Apple Silicon has been on a steady rise for years, but the newest numbers around the M5 Pro make an especially strong case that Apple’s chip design has reached a new level. Fresh benchmark results suggest the M5 Pro’s Performance core can go head-to-head with a comparable Performance core in Intel’s Panther Lake, while using dramatically less power.
The comparison comes from results shared by jht5132 using the SPEC integer rate test. This benchmark is designed to measure how much work a system can complete over time on integer-based workloads, making it a useful way to compare CPU core capability beyond quick “burst” measurements. In these results, the M5 Pro’s Performance core reportedly matches the Panther Lake Performance core’s SPEC integer rate performance while running at about 2.5W and 4.38GHz. That combination of strong throughput and low power draw is the headline: it points to a level of efficiency that’s difficult to ignore, especially for thin-and-light laptops and performance-per-watt-focused desktops.
Part of what makes this generation notable is the underlying design shift in Apple’s higher-end chips. The M5 Pro and M5 Max introduce a new “fusion” approach built around chiplets, enabled by TSMC’s SoIC 3D packaging. In simple terms, this packaging strategy allows multiple dies—such as CPU, GPU, and the Neural Engine—to be integrated into a single package. The practical benefit is flexibility: more potential configurations and a clearer path to scaling performance without relying on one large monolithic die.
Apple also changed how its CPU cores are organized in this lineup. With M5 Pro and M5 Max, the company introduced new Super cores alongside new Performance cores (P-cores), replacing the previous mix that included Efficiency cores. Importantly, the Performance cores aren’t minor tweaks; they’re described as having a completely redesigned microarchitecture and are distinct from both the Super cores and earlier Efficiency-focused designs.

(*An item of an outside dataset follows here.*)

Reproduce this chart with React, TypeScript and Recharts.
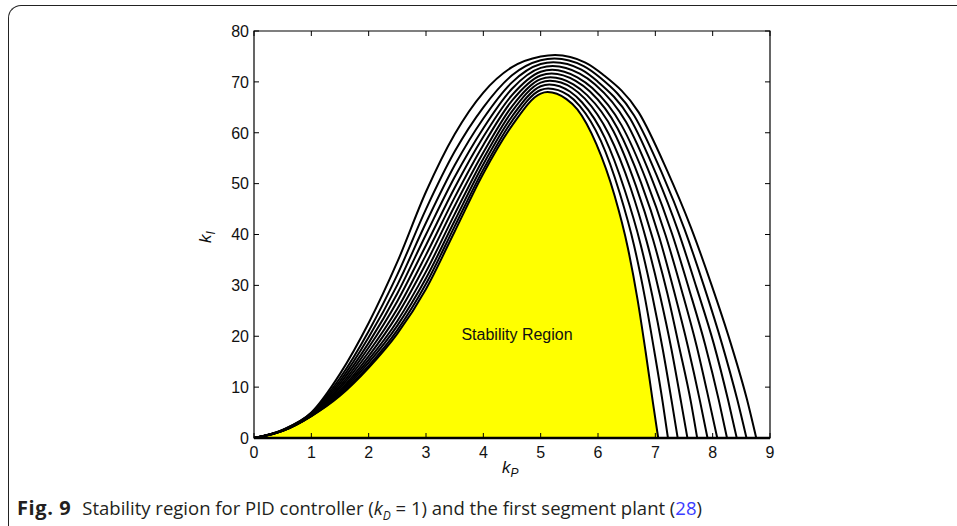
import {
  ComposedChart,
  Line,
  Area,
  XAxis,
  YAxis,
  ReferenceArea,
  ReferenceLine,
} from "recharts";

// stability boundaries (kP, kI), innermost first
const boundary0 = [[0, 0], [0.5, 1.4], [1, 4.3], [1.5, 8.3], [2, 13.8], [2.5, 20.5], [3, 29.3], [3.5, 40.6], [4, 52.0], [4.5, 61.4], [5, 67.7], [5.12, 68.0], [5.45, 66.6], [5.64, 64.6], [5.97, 57.8], [6.29, 47.6], [6.52, 37.4], [6.69, 27.2], [6.83, 17.0], [6.96, 6.8], [7.05, 0]];
const boundary1 = [[0, 0], [0.5, 1.4], [1, 4.3], [1.5, 8.5], [2, 14.2], [2.5, 21.2], [3, 30.3], [3.5, 41.6], [4, 52.8], [4.5, 62.3], [5, 68.4], [5.13, 68.7], [5.48, 67.4], [5.68, 65.3], [6.05, 58.4], [6.38, 48.1], [6.63, 37.8], [6.82, 27.5], [6.98, 17.2], [7.13, 6.9], [7.22, 0]];
const boundary2 = [[0, 0], [0.5, 1.4], [1, 4.4], [1.5, 8.8], [2, 14.8], [2.5, 22.1], [3, 31.4], [3.5, 42.7], [4, 53.8], [4.5, 63.2], [5, 69.15], [5.15, 69.5], [5.51, 68.1], [5.72, 66.0], [6.12, 59.0], [6.47, 48.6], [6.74, 38.2], [6.95, 27.8], [7.13, 17.4], [7.29, 6.9], [7.39, 0]];
const boundary3 = [[0, 0], [0.5, 1.4], [1, 4.4], [1.5, 9.1], [2, 15.4], [2.5, 23.0], [3, 32.7], [3.5, 44.0], [4, 54.9], [4.5, 64.2], [5, 69.85], [5.16, 70.2], [5.55, 68.8], [5.77, 66.7], [6.19, 59.7], [6.57, 49.1], [6.85, 38.6], [7.08, 28.1], [7.28, 17.5], [7.45, 7.0], [7.56, 0]];
const boundary4 = [[0, 0], [0.5, 1.5], [1, 4.5], [1.5, 9.4], [2, 16.1], [2.5, 24.2], [3, 34.3], [3.5, 45.6], [4, 56.1], [4.5, 65.2], [5, 70.55], [5.17, 70.9], [5.57, 69.5], [5.81, 67.4], [6.27, 60.3], [6.66, 49.6], [6.96, 39.0], [7.21, 28.4], [7.42, 17.7], [7.62, 7.1], [7.73, 0]];
const boundary5 = [[0, 0], [0.5, 1.5], [1, 4.5], [1.5, 9.8], [2, 16.9], [2.5, 25.4], [3, 36.0], [3.5, 47.3], [4, 57.6], [4.5, 66.3], [5, 71.25], [5.19, 71.65], [5.61, 70.2], [5.86, 68.1], [6.34, 60.9], [6.75, 50.2], [7.07, 39.4], [7.33, 28.7], [7.57, 17.9], [7.78, 7.2], [7.91, 0]];
const boundary6 = [[0, 0], [0.5, 1.5], [1, 4.6], [1.5, 10.2], [2, 17.8], [2.5, 26.9], [3, 37.9], [3.5, 49.2], [4, 59.2], [4.5, 67.4], [5, 72.0], [5.2, 72.4], [5.64, 70.9], [5.9, 68.8], [6.41, 61.5], [6.84, 50.7], [7.18, 39.8], [7.46, 29.0], [7.72, 18.1], [7.94, 7.2], [8.08, 0]];
const boundary7 = [[0, 0], [0.5, 1.5], [1, 4.7], [1.5, 10.7], [2, 18.7], [2.5, 28.4], [3, 40.0], [3.5, 51.3], [4, 60.9], [4.5, 68.65], [5, 72.75], [5.21, 73.1], [5.68, 71.6], [5.95, 69.5], [6.49, 62.1], [6.93, 51.2], [7.29, 40.2], [7.59, 29.2], [7.87, 18.3], [8.11, 7.3], [8.25, 0]];
const boundary8 = [[0, 0], [0.5, 1.5], [1, 4.8], [1.5, 11.2], [2, 19.8], [2.5, 30.1], [3, 42.3], [3.5, 53.6], [4, 62.8], [4.5, 69.9], [5, 73.5], [5.22, 73.85], [5.71, 72.4], [5.99, 70.1], [6.56, 62.8], [7.02, 51.7], [7.4, 40.6], [7.72, 29.5], [8.02, 18.5], [8.27, 7.4], [8.42, 0]];
const boundary9 = [[0, 0], [0.5, 1.6], [1, 4.9], [1.5, 11.8], [2, 21.0], [2.5, 32.1], [3, 45.0], [3.5, 56.3], [4, 65.0], [4.5, 71.3], [5, 74.25], [5.24, 74.6], [5.75, 73.1], [6.04, 70.8], [6.63, 63.4], [7.11, 52.2], [7.51, 41.0], [7.85, 29.8], [8.16, 18.6], [8.43, 7.5], [8.59, 0]];
const boundary10 = [[0, 0], [0.5, 1.6], [1, 5.0], [1.5, 12.6], [2, 22.6], [2.5, 34.6], [3, 48.4], [3.5, 59.7], [4, 67.9], [4.5, 72.9], [5, 75.0], [5.25, 75.3], [5.78, 73.8], [6.08, 71.5], [6.71, 64.0], [7.2, 52.7], [7.62, 41.4], [7.98, 30.1], [8.31, 18.8], [8.6, 7.5], [8.76, 0]];

const boundaries = [boundary0, boundary1, boundary2, boundary3, boundary4, boundary5, boundary6, boundary7, boundary8, boundary9, boundary10];

const kpTicks = [0, 1, 2, 3, 4, 5, 6, 7, 8, 9];
const kiTicks = [0, 10, 20, 30, 40, 50, 60, 70, 80];

const toPoints = (pts: number[][]) => pts.map(([kp, ki]) => ({ kp, ki }));

// plot box in page pixels
const PLOT_LEFT = 254;
const PLOT_RIGHT = 770;
const PLOT_TOP = 31;
const PLOT_BOTTOM = 438;
const W = 957;
const H = 526;

const tickFont = '"Liberation Sans", Arial, sans-serif';

const renderXTick = (props: any) => {
  const { x, payload } = props;
  return (
    <g key={`xt-${payload.value}`}>
      <line x1={x} y1={PLOT_BOTTOM} x2={x} y2={PLOT_BOTTOM - 5} stroke="#000" strokeWidth={1} />
      <line x1={x} y1={PLOT_TOP} x2={x} y2={PLOT_TOP + 5} stroke="#000" strokeWidth={1} />
      <text x={x} y={PLOT_BOTTOM + 19.5} textAnchor="middle" fontSize={16} fontFamily={tickFont} fill="#111">
        {payload.value}
      </text>
    </g>
  );
};

const renderYTick = (props: any) => {
  const { y, payload } = props;
  return (
    <g key={`yt-${payload.value}`}>
      <line x1={PLOT_LEFT} y1={y} x2={PLOT_LEFT + 5} y2={y} stroke="#000" strokeWidth={1} />
      <line x1={PLOT_RIGHT} y1={y} x2={PLOT_RIGHT - 5} y2={y} stroke="#000" strokeWidth={1} />
      <text x={PLOT_LEFT - 5} y={y + 5.8} textAnchor="end" fontSize={16} fontFamily={tickFont} fill="#111">
        {payload.value}
      </text>
    </g>
  );
};

export default function App() {
  return (
    <div style={{ position: "fixed", left: 0, top: 0, width: W, height: H, overflow: "hidden", background: "#fff" }}>
      {/* figure frame */}
      <div
        style={{
          position: "absolute",
          left: 8,
          top: 5,
          width: 1100,
          height: 700,
          borderTop: "1.5px solid #222",
          borderLeft: "1.5px solid #222",
          borderTopLeftRadius: 13,
        }}
      />

      <div style={{ position: "absolute", left: 0, top: 0 }}>
        <ComposedChart
          width={W}
          height={H}
          margin={{ top: PLOT_TOP, left: PLOT_LEFT - 1, right: W - PLOT_RIGHT, bottom: H - PLOT_BOTTOM - 1 }}
        >
          <XAxis
            type="number"
            dataKey="kp"
            domain={[0, 9]}
            ticks={kpTicks}
            allowDataOverflow
            height={1}
            tickLine={false}
            axisLine={false}
            tick={renderXTick}
            interval={0}
          />
          <YAxis
            type="number"
            domain={[0, 80]}
            ticks={kiTicks}
            allowDataOverflow
            width={1}
            tickLine={false}
            axisLine={false}
            tick={renderYTick}
            interval={0}
          />
          <Area
            data={toPoints(boundary0)}
            dataKey="ki"
            type="monotone"
            fill="#ffff00"
            fillOpacity={1}
            stroke="none"
            isAnimationActive={false}
            dot={false}
            activeDot={false}
          />
          {boundaries.map((b, i) => (
            <Line
              key={i}
              data={toPoints(b)}
              dataKey="ki"
              type="monotone"
              stroke="#000"
              strokeWidth={2}
              dot={false}
              activeDot={false}
              isAnimationActive={false}
            />
          ))}
          <ReferenceLine y={0} stroke="#000" strokeWidth={2.6} />
          <ReferenceArea x1={0} x2={9} y1={0} y2={80} fill="none" stroke="#000" strokeWidth={1.2} />
        </ComposedChart>
      </div>

      {/* axis titles and region label */}
      <svg width={W} height={H} style={{ position: "absolute", left: 0, top: 0, pointerEvents: "none" }}>
        <text x={502} y={473} fontSize={17} fontFamily={tickFont} fontStyle="italic" fill="#111">
          k
          <tspan fontSize={12} fontStyle="italic" dy={4}>P</tspan>
        </text>
        <g transform="rotate(-90 211 243)">
          <text x={211} y={243} fontSize={17} fontFamily={tickFont} fontStyle="italic" fill="#111">
            k
            <tspan fontSize={12} fontStyle="italic" dy={4}>I</tspan>
          </text>
        </g>
        <text x={517} y={340} textAnchor="middle" fontSize={16} fontFamily={tickFont} fill="#111">
          Stability Region
        </text>
      </svg>

      {/* caption */}
      <div
        style={{
          position: "absolute",
          left: 17,
          top: 494,
          fontFamily: '"Open Sans", sans-serif',
          fontSize: 18.5,
          color: "#231f20",
          whiteSpace: "nowrap",
        }}
      >
        <b style={{ marginRight: 11, fontSize: 20, letterSpacing: 0.6 }}>Fig. 9</b>
        Stability region for PID controller (<i>k</i>
        <sub style={{ fontSize: 12, fontStyle: "italic" }}>D</sub> = 1) and the first segment plant (
        <span style={{ color: "#3c3cff" }}>28</span>)
      </div>
    </div>
  );
}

What’s especially interesting is where these Performance cores sit within Apple’s own internal hierarchy. The Performance core in M5 Pro/Max is said to deliver roughly 70% of the Super core’s performance, yet in this SPEC integer rate comparison it still manages to match Panther Lake’s comparable core—while operating at extremely low power. That kind of result reinforces why Apple’s “super core” label isn’t just branding; it signals a real separation in capability between the top core type and the rest of the CPU cluster.
There’s another layer to the story: process technology. Panther Lake is described as a 1.8nm-class chip, while M5 Pro/Max are 3nm. Even acknowledging that “nm” labels don’t translate perfectly across foundries and nodes, it’s still notable to see a 3nm-based Apple core matching performance from a newer-class node competitor, particularly when the Apple core is doing it at a very restrained power level. For users, that usually translates into real-world advantages like longer battery life, quieter cooling, and sustained performance in compact designs.
Taken together, these results paint a clear picture of where the CPU market is heading: raw speed still matters, but performance per watt is increasingly the battleground that defines the best laptop chips and the most capable everyday computers. If these SPEC integer rate numbers hold up across broader testing, the M5 Pro’s Performance cores may end up being remembered as one of the clearest examples yet of Apple Silicon’s efficiency-first approach delivering competitive—and in some cases surprising—results.